Successive British Governments, in short, have little to be proud of in their running of this lovely place. Poor decisions, ignorance, insouciance, obstruction and unkindness have characterised British rule in the past. It seems so unfair a lot for so good-hearted and so loyal a people.
The memory of them that will remain with me for a long, long while is of a Sunday morning at the Sandy Bay Baptist Church, a tiny stone chapel perched on a bluff overlooking the ocean. Twelve people had toiled up the hills to Matins, and the old minister, his ancient and threadbare suit buttoned, his shoes lovingly polished, was leading them in song. There was no organ, nor a piano. Just thirteen devout old islanders, dogged, perspiring in the summer heat. Their thin voices rose out into the valley. ‘Lead us, Heavenly Father, lead us…’ they sang.
It might have been Devon, or Cumberland, or Suffolk, on a summer Sunday morning. When the service was over the people shook the minister’s hand and then, in small family groups, straggled off down the hillside, and back for a Sunday lunch of tuna and rice, blackberry duff and island-brewed beer.

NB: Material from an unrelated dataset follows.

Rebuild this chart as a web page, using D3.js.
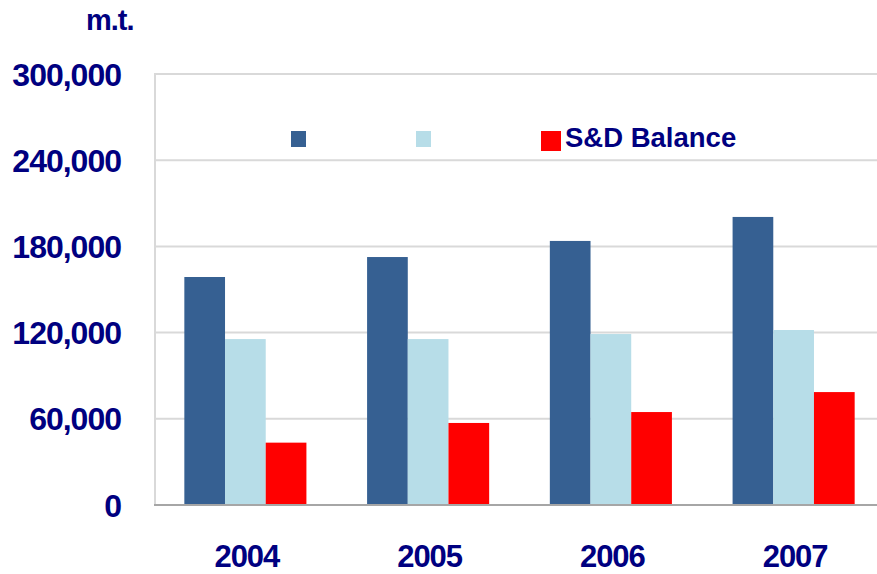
<!DOCTYPE html>
<html>
<head>
<meta charset="utf-8">
<script src="https://cdn.jsdelivr.net/npm/d3@7"></script>
<style>
  html, body { margin: 0; padding: 0; background: #fff; }
  svg { display: block; }
  text { font-family: "Liberation Sans", Arial, sans-serif; font-weight: bold; fill: #000080; }
</style>
</head>
<body>
<div id="chart"></div>
<script>
/* grouped bar chart: supply, demand and S&D balance (m.t.) */

const years = ['2004', '2005', '2006', '2007'];
const seriesNames = ['', '', 'S&D Balance'];
const seriesColors = ['#366092', '#b7dde8', '#ff0000'];
const supply = [158700, 172600, 183800, 200500];
const demand = [115500, 115500, 119000, 121800];
const balance = [43400, 57100, 64700, 78600];
const yTicks = [0, 60000, 120000, 180000, 240000, 300000];

const W = 877, H = 574;
const plotLeft = 155, plotTop = 74, plotBottom = 505;

const svg = d3.select('#chart').append('svg')
  .attr('width', W).attr('height', H);

const y = d3.scaleLinear().domain([0, 300000]).range([plotBottom, plotTop]);
const x = d3.scaleBand().domain(years).range([plotLeft - 1, 885])
  .paddingInner(0.332).paddingOuter(0.166);
const xs = d3.scaleBand().domain([0, 1, 2]).range([0, x.bandwidth()]);

// gridlines
svg.append('g')
  .selectAll('line')
  .data(yTicks.filter((d) => d > 0))
  .join('line')
  .attr('x1', plotLeft).attr('x2', W)
  .attr('y1', (d) => y(d)).attr('y2', (d) => y(d))
  .attr('stroke', '#d9d9d9').attr('stroke-width', 2);

// y axis line
svg.append('line')
  .attr('x1', plotLeft).attr('x2', plotLeft)
  .attr('y1', plotTop - 1).attr('y2', plotBottom)
  .attr('stroke', '#d9d9d9').attr('stroke-width', 2);

// bars
const rows = years.map((yr, i) => ({ year: yr, vals: [supply[i], demand[i], balance[i]] }));
svg.append('g')
  .selectAll('g')
  .data(rows)
  .join('g')
  .attr('transform', (d) => `translate(${x(d.year)},0)`)
  .selectAll('rect')
  .data((d) => d.vals.map((v, k) => ({ v, k })))
  .join('rect')
  .attr('x', (d) => xs(d.k))
  .attr('width', xs.bandwidth())
  .attr('y', (d) => y(d.v))
  .attr('height', (d) => y(0) - y(d.v))
  .attr('fill', (d) => seriesColors[d.k]);

// baseline
svg.append('line')
  .attr('x1', plotLeft - 1).attr('x2', W)
  .attr('y1', plotBottom).attr('y2', plotBottom)
  .attr('stroke', '#a6a6a6').attr('stroke-width', 2);

// y tick labels
const fmt = d3.format(',');
svg.append('g')
  .selectAll('text')
  .data(yTicks)
  .join('text')
  .attr('x', 121)
  .attr('y', (d) => y(d))
  .attr('dy', '0.36em')
  .attr('text-anchor', 'end')
  .style('font-size', '32px')
  .style('letter-spacing', '-1px')
  .text((d) => fmt(d));

// x tick labels
svg.append('g')
  .selectAll('text')
  .data(years)
  .join('text')
  .attr('x', (d) => x(d) + x.bandwidth() / 2 + 1.5)
  .attr('y', 567)
  .attr('text-anchor', 'middle')
  .style('font-size', '31px')
  .style('letter-spacing', '-1px')
  .text((d) => d);

// unit label
svg.append('text')
  .attr('x', 86).attr('y', 30)
  .style('font-size', '29px')
  .style('letter-spacing', '-1px')
  .text('m.t.');

// legend
const legendX = [291, 416, 541];
const legendSize = [15, 15, 20];
const legend = svg.append('g');
seriesNames.forEach((name, k) => {
  legend.append('rect')
    .attr('x', legendX[k]).attr('y', 131)
    .attr('width', legendSize[k]).attr('height', k === 2 ? 20 : 16)
    .attr('fill', seriesColors[k]);
  if (name) {
    legend.append('text')
      .attr('x', legendX[k] + legendSize[k] + 4).attr('y', 146.5)
      .style('font-size', '27.5px')
      .text(name);
  }
});
</script>
</body>
</html>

Life continues to a noble and unmistakably British routine on St Helena. It has for 300 years. It probably will for many more, though times will get harder, the suits will get a little shabbier, lunches will get more frugal still. As it was for Napoleon, so this island has become a rock of exile for a British way of life—a way of life now only to be found in Britain in isolated rural retreats.
Unwittingly the St Helenians have preserved it and, come what may, they seem determined to preserve it for a long while still to come. Five thousand miles from their imagined home the Saints, forgotten and forlorn, go marching on.